■ Task goal
Retype only what runs from the first line of the listing to the line holding "PieChart, Pie, Cell", both included. Do not retype the pictures.
....
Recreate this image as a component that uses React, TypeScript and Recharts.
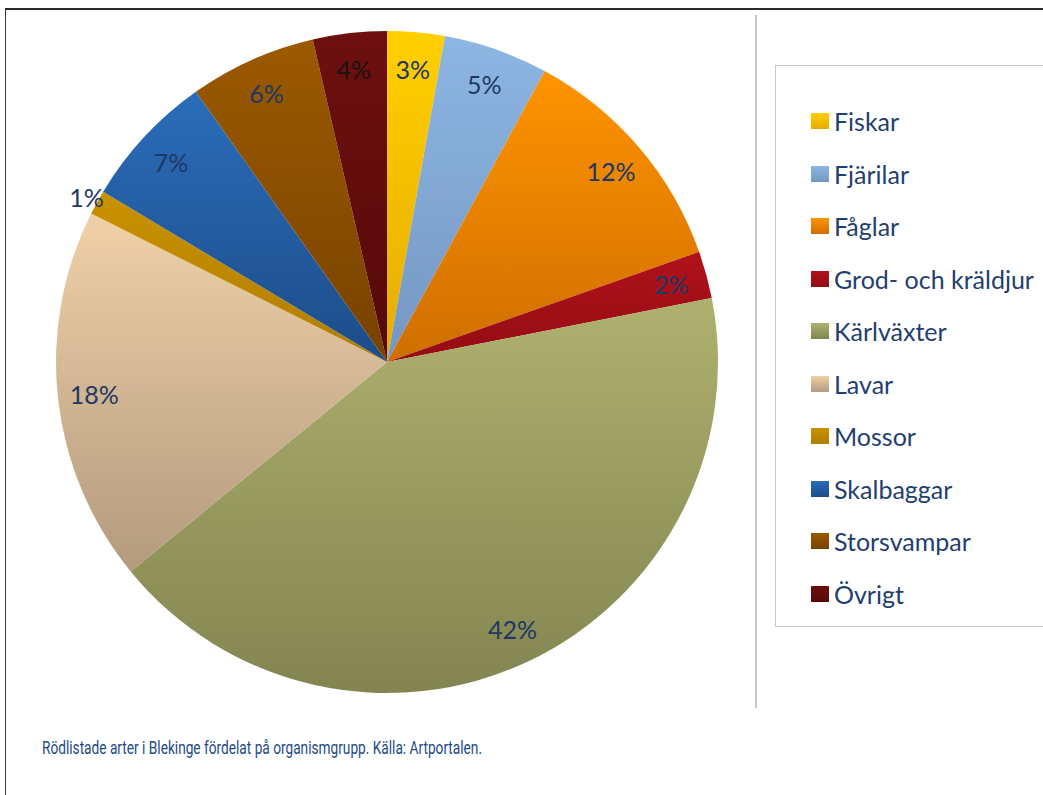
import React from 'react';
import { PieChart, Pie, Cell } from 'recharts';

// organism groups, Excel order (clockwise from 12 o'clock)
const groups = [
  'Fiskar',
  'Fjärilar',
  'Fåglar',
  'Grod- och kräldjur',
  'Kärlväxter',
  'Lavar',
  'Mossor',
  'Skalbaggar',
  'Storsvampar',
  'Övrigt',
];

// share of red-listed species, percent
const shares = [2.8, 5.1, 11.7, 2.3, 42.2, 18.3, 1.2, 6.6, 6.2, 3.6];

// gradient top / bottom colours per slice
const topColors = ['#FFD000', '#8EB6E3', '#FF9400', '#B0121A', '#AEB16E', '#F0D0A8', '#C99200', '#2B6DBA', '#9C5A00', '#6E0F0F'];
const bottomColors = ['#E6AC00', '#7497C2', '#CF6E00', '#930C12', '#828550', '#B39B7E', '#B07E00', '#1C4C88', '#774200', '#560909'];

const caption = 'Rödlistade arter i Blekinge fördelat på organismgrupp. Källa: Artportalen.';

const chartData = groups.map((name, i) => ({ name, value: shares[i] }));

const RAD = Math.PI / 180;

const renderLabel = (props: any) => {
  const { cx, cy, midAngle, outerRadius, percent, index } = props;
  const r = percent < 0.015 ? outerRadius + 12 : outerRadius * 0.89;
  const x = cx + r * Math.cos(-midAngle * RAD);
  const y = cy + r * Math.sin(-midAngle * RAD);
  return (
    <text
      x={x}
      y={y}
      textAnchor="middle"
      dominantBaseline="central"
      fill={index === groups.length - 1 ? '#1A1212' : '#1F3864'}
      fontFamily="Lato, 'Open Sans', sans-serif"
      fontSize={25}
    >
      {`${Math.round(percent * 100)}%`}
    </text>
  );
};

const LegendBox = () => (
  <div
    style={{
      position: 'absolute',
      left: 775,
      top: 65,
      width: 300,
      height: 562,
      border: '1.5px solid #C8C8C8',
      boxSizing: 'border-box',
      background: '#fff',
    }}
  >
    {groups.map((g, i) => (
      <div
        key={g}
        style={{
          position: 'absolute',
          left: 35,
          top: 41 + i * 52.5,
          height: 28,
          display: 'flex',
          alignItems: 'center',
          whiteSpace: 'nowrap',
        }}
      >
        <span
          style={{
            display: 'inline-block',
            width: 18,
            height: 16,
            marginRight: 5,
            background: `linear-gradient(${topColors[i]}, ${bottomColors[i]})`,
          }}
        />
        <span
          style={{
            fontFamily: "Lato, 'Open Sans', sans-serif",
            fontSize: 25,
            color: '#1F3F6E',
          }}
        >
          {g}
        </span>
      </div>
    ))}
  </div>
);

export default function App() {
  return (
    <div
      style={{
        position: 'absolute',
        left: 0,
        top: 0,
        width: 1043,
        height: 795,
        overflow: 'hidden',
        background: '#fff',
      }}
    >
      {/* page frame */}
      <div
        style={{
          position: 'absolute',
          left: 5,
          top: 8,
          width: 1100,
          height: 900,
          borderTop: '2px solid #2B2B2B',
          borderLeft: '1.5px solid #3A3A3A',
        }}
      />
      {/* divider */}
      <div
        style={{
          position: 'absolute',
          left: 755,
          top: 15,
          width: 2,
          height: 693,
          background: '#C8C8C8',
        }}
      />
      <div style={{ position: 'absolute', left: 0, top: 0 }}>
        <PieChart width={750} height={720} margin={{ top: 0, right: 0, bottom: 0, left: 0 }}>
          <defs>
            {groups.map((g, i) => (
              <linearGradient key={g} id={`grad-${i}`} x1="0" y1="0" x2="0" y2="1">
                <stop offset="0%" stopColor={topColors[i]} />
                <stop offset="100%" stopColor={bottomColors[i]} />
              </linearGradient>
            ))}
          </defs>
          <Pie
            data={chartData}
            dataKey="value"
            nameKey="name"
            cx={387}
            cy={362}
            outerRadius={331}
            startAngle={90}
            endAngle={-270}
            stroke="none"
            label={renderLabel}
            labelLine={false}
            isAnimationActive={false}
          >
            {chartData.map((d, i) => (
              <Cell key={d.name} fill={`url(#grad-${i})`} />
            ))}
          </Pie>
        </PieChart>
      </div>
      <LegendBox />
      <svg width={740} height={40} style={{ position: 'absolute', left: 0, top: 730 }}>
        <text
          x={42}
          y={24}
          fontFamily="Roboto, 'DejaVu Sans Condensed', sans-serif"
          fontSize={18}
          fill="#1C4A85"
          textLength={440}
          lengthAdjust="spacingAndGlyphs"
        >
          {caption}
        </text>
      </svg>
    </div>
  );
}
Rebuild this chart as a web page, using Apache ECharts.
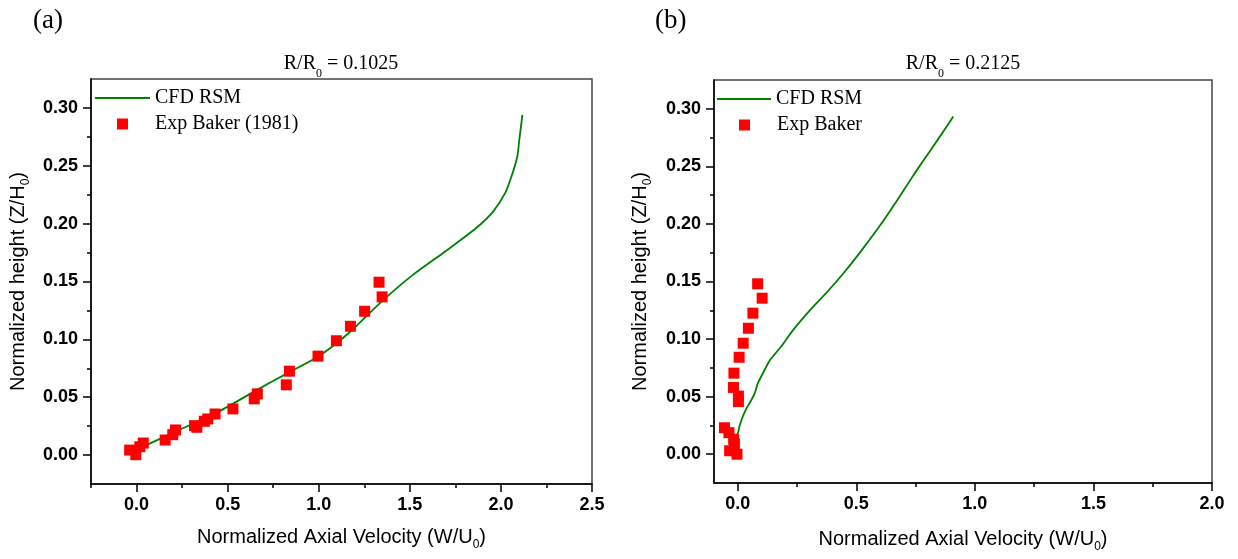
....
■ Response to this exercise
Recreate this image as a component that uses React, TypeScript and Recharts.
import React from 'react';
import { PieChart, Pie, Cell } from 'recharts';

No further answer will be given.